В условиях социокультурного противостояния традиционализма и модернизации, когда привычный мир человека рушился буквально на глазах, идеализируемая простонародьем старина становилась символом спокойствия и благополучия. Мир был на пороге катастрофы, это ощущалось повсеместно. Отбиваясь от натиска инноваций, традиционная культура искала мощное «оружие», способное спасти ее ценности. Всеобщее эмоциональное брожение грозило в любую минуту выплеснуться на поверхность общественной жизни мутной пеной грозного русского бунта. Недоставало предводителя, хотя почва для появления «спасителя» уже готовилась. Избрав бунт способом защиты, традиционная культура пыталась также найти индивидуальные формы своего спасения от угрозы тотального распада привычных структур повседневности. Возникала необходимость в человеке, который не просто смог бы встать во главе общественного процесса, но, слившись с массами, выразить их интересы и повести за собой. Это должен был быть великолепный знаток социальной психологии, какие не часто появляются на историческом горизонте. Таким человеком оказался Емельян Иванович Пугачев, и этот выбор истории едва ли можно назвать случайным. Переходная по своей культурной сути эпоха неизбежно должна была породить и соответствующую времени переходную личность, могущую выразить назревшую историческую необходимость, но сделать это по-своему, наложить на нее существенный личностный отпечаток.

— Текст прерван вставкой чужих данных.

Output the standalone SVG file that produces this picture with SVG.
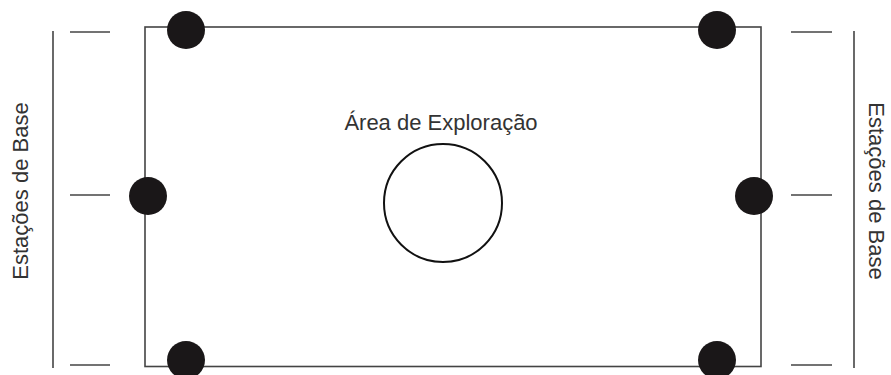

Хотя Пугачев не был первым «Петром III», как не был и последним, именно его имя сохранилось в общественной культурно-языковой памяти русского народа. Необходимо понять, как мог простой казак решиться принять имя покойного государя Петра III и почему среди всех многочисленных претендентов именно ему удалось наиболее достоверно «сыграть» роль «царя-батюшки», «докричаться до народа». Для этого имелись весомые предпосылки, заключавшиеся в личности самого Пугачева, наличие у него особых харизматических задатков, отсутствовавших у прочих претендентов на это высокое имя. В нем прочно укоренились базисные черты православного человека («греческаго исповедания кафолической веры»), чуткая боль к народным страданиям («жаль-де мне очень беднаго простаго народа») и осознание необходимости изменить страну, вернуть ее в традиционное русло («оставить казаков на таком основании, как деды и отцы войска Донскаго служили») [87; 100; 36; 56, 59]. К этому добавлялась готовность использовать новые средства для достижения цели, завуалировав их под традиционной «оболочкой». Не последнюю роль играла и безусловная психическая неординарность Пугачева, наличие высокой, как правило не соответствовавшей реальному статусу, самооценки.